Pointy-headed academics, critical journalists, and suspicious members of Congress can complain about Amazon, but it seems it won’t hurt the company that much. Democrats have much more confidence in Amazon than they do in any branch of the American government, in colleges and universities, or in the press.

Georgetown University Baker Center

Republicans, on the other hand, trust men with guns more than they trust the everything store, but Amazon still comes in at No. 3. Republicans trust Amazon more than they trust the Trump-led executive branch, more than they trust religion, and more than they trust the courts or the nonprofit sector.

And accordingly, Amazon coming to New York is overwhelmingly popular.
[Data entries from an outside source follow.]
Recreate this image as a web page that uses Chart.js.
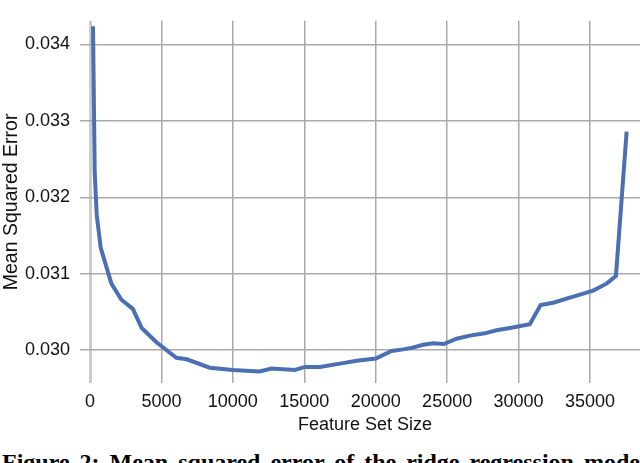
<!DOCTYPE html>
<html>
<head>
<meta charset="utf-8">
<script src="https://cdn.jsdelivr.net/npm/chart.js@4"></script>
<style>
  html, body { margin: 0; padding: 0; background: #fff; overflow: hidden; }
  #wrap { position: relative; width: 640px; height: 463px; overflow: hidden; }
  #chart { position: absolute; left: 0; top: 0; }
  #caption {
    position: absolute; left: 2px; top: 450px; white-space: nowrap;
    font-family: "Liberation Serif", "DejaVu Serif", serif; font-weight: bold;
    font-size: 24px; line-height: 1; word-spacing: 4px; color: #000;
  }
</style>
</head>
<body>
<div id="wrap">
  <canvas id="chart" width="640" height="436"></canvas>
  <div id="caption">Figure 2: Mean squared error of the ridge regression model</div>
</div>
<script>
// feature set size vs. MSE
const featureSize = [
    210, 330, 470, 750, 1500, 2200, 3000, 3620, 4670, 6050,
    6770, 8380, 9990, 11880, 12700, 14340, 15040, 16090, 17700, 18660,
    20010, 21110, 21920, 22510, 23320, 24020, 24770, 25660, 26590, 27640,
    28460, 29390, 30790, 31540, 32420, 33820, 35220, 36160, 36815, 37565
];
const mse = [
    0.03424, 0.03233, 0.03177, 0.03134, 0.03087, 0.03066, 0.03054, 0.03029, 0.03010, 0.02990,
    0.02988, 0.02977, 0.02974, 0.02972, 0.02976, 0.02974, 0.02978, 0.02978, 0.02983, 0.02986,
    0.02989, 0.02999, 0.03001, 0.03003, 0.03007, 0.03009, 0.03008, 0.03015, 0.03019, 0.03022,
    0.03026, 0.03029, 0.03034, 0.03059, 0.03062, 0.03070, 0.03078, 0.03087, 0.03097, 0.03286
];
const xTicks = [0, 5000, 10000, 15000, 20000, 25000, 30000, 35000];
const yTicks = [0.030, 0.031, 0.032, 0.033, 0.034];

const font = { family: '"Liberation Sans", Arial, sans-serif', size: 18 };

new Chart(document.getElementById('chart').getContext('2d'), {
    type: 'scatter',
    data: {
        datasets: [{
            data: featureSize.map((x, i) => ({ x: x, y: mse[i] })),
            showLine: true,
            borderColor: '#4a6fb3',
            borderWidth: 4,
            pointRadius: 0,
            tension: 0
        }]
    },
    options: {
        responsive: false,
        animation: false,
        devicePixelRatio: 1,
        layout: { padding: 0 },
        plugins: { legend: { display: false }, tooltip: { enabled: false } },
        scales: {
            x: {
                type: 'linear',
                min: 0,
                max: 38500,
                afterBuildTicks: s => { s.ticks = xTicks.map(v => ({ value: v })); },
                afterFit: s => { s.height = 53; },
                border: { display: false },
                grid: {
                    drawTicks: false,
                    color: c => c.tick && c.tick.value === 0 ? '#cdcdcd' : '#a9a9a9',
                    lineWidth: c => c.tick && c.tick.value === 0 ? 3 : 1.5
                },
                ticks: { font: font, color: '#111', padding: 8, maxRotation: 0, callback: v => String(v) },
                title: { display: true, text: 'Feature Set Size', font: font, color: '#111', padding: 0 }
            },
            y: {
                min: 0.02957,
                max: 0.03431,
                afterBuildTicks: s => { s.ticks = yTicks.map(v => ({ value: v })); },
                afterFit: s => { s.width = 90; },
                border: { display: false },
                grid: { color: '#a9a9a9', lineWidth: 1.5, tickLength: 10 },
                ticks: { font: font, color: '#111', padding: 10, callback: v => v.toFixed(3) },
                title: { display: true, text: 'Mean Squared Error', font: { ...font, size: 19.5 }, color: '#111', padding: 0 }
            }
        }
    }
});
</script>
</body>
</html>
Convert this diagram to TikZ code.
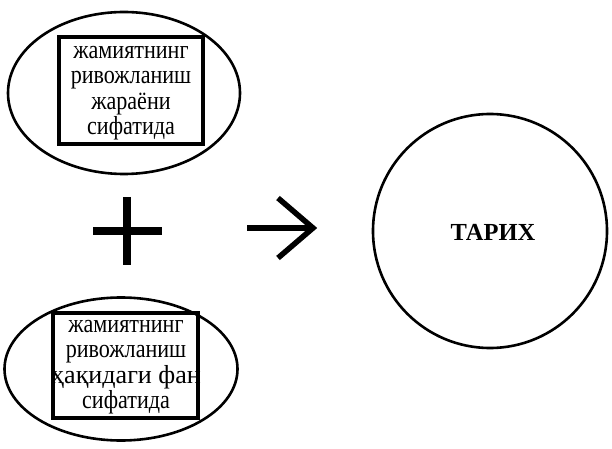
\documentclass[tikz,border=0pt]{standalone}
\usepackage{fontspec}
\setmainfont{Liberation Serif}
\newfontfamily\boxfont{Liberation Serif}[FakeStretch=0.85]
\usetikzlibrary{shapes.geometric}
\begin{document}
\begin{tikzpicture}[x=1bp,y=-1bp,
  oval/.style={draw,ellipse,line width=2.6bp,inner sep=0pt},
  tbox/.style={draw,rectangle,line width=3.5bp,inner sep=0pt},
  btext/.style={align=center,inner sep=0pt,font=\boxfont\fontsize{26bp}{25.5bp}\selectfont},
  bigsym/.style={line width=8.5bp},
  arr/.style={line width=5.5bp,miter limit=10}]
\useasboundingbox[fill=white] (0,0) rectangle (612,449);
% top ellipse
\node[oval,minimum width=232bp,minimum height=162bp] (e1) at (124,93) {};
\node[tbox,minimum width=144bp,minimum height=107bp] (r1) at (131,90.5) {};
\node[btext] (t1) at (131,93) {жамиятнинг\\ривожланиш\\жараёни\\сифатида};
% bottom ellipse
\node[oval,minimum width=233bp,minimum height=143bp] (e2) at (121,369) {};
\node[tbox,minimum width=145bp,minimum height=105bp] (r2) at (125.5,365.5) {};
\node[btext] (t2) at (126,367) {жамиятнинг\\ривожланиш\\\scalebox{1.18}[1]{ҳақидаги фан}\\сифатида};
% circle
\node[draw,circle,line width=2.6bp,minimum size=234bp,inner sep=0pt] (c) at (490,231) {};
\node[font=\fontsize{24.5bp}{26bp}\selectfont\bfseries] (tarix) at (493,232) {ТАРИХ};
% plus
\coordinate (pl) at (93,231); \coordinate (pr) at (162,231);
\coordinate (pt) at (127,197); \coordinate (pb) at (127,265);
\draw[bigsym] (pl) -- (pr) (pt) -- (pb);
% arrow
\coordinate (as) at (247,228); \coordinate (ae) at (313,228);
\coordinate (au) at (278,198); \coordinate (ad) at (278,258);
\draw[arr] (as) -- (ae);
\draw[arr] (au) -- (ae) -- (ad);
\end{tikzpicture}
\end{document}
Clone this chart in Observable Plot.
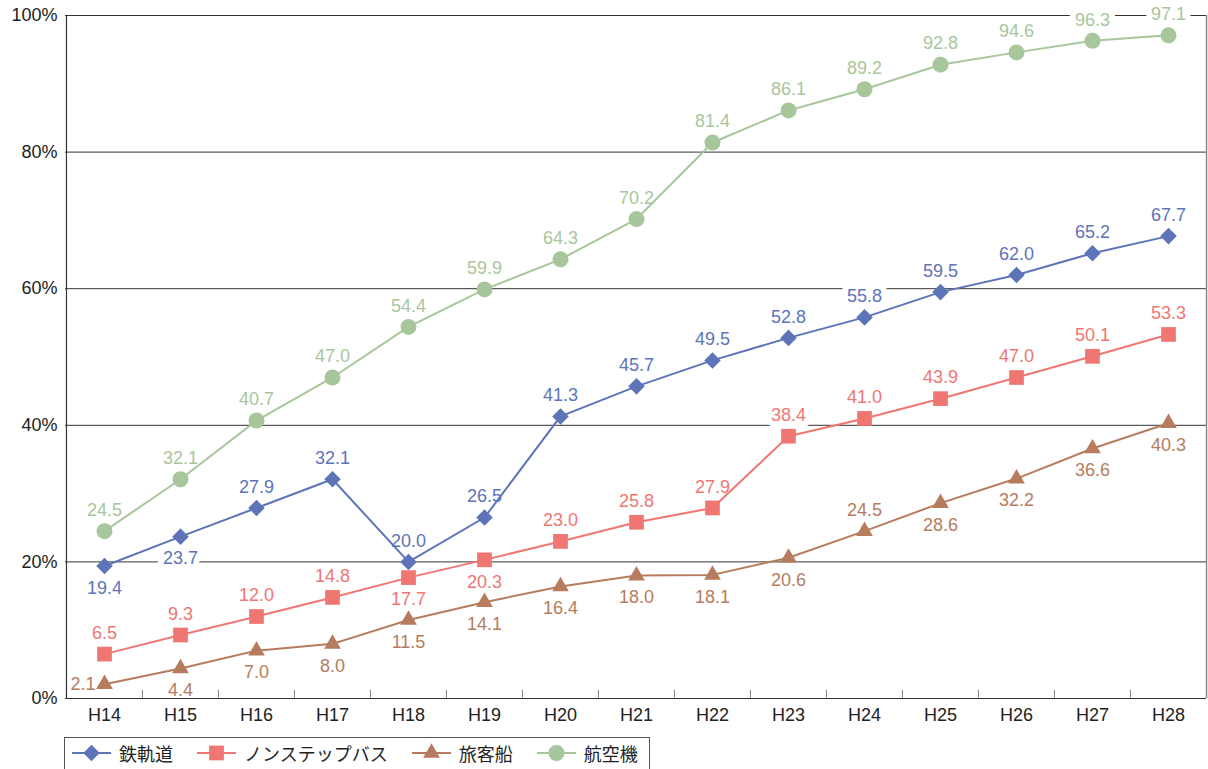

Even when the question specifically calls out the subsidies, the idea is still moderately popular.

People like a good deal

Anti-Amazon advocates are having trouble resonating with the public because, unlike other antitrust cases, consumers don’t feel the pain.

For example, the argument that the Obama administration erred in allowing American Airlines and US Air to merge is not ironclad, but it does have a nice clean structure to it: With so little competition in the industry, airlines have been able to keep fares and fees high even while downgrading the product with concepts like “Basic Economy.”

Similarly, the formation of the AB InBev conglomerate seems to have led to higher beer prices. By contrast, the at the time controversial decision to block T-Mobile and AT&T* from merging unleashed a chain reaction of events that’s brought affordable unlimited data plans to millions of Americans.

This is a view that calls for tougher, more skeptical enforcement of antitrust law but that also leaves the conceptual apparatus of post-Reagan antitrust doctrine in place. The idea is that mergers are bad when they lead to higher prices.

Many Amazon critics, however, want to argue something else: that the sheer scale and scope of Amazon’s operations should be viewed with skepticism. For example, if you want to bring a product to market through online sales these days, the best way is to use Amazon as a storefront. But if your product is really successful, Amazon is liable to use its control of the storefront to gather that data and then start creating a copycat product that undermines your margins. Then Amazon will push its own offering over yours when people are shopping.

That does sound shady. But note that the core complaint is that Amazon is abusing its market power to give you, the consumer, a good deal. This is the opposite of the kind of complaints people have about airlines or cable companies, which are seen as screwing over customers on price.

Most of the complaints about Amazon have this structure. They are abusing warehouse workers to make sure you can get stuff really fast. They are destroying Main Street retailers by selling you stuff for cheap. They are squeezing suppliers. But this argument is much harder to sell to the public when they don’t feel the pain themselves.

Advocates argue there’s more to life than good deals for consumers. And there surely is. Impacts on labor rights, on the overall wage structure of the economy, on the environment, on local communities, and on the larger framework of innovation and competition in the American economy matter. But in lots of low-competition sectors of the economy, the customer experience is very bad, while the customer experience with Amazon is usually quite good. That makes it popular — and it makes winning a political battle with Amazon for the sake of low-income renters or small-business owners or whoever else objectively very difficult, even if it’s rooted in the best intentions.

* An earlier version of this article said it was a merger between T-Mobile and Sprint that had been blocked; in fact, such a merger is currently in the works and it was a merger with AT&T that got blocked.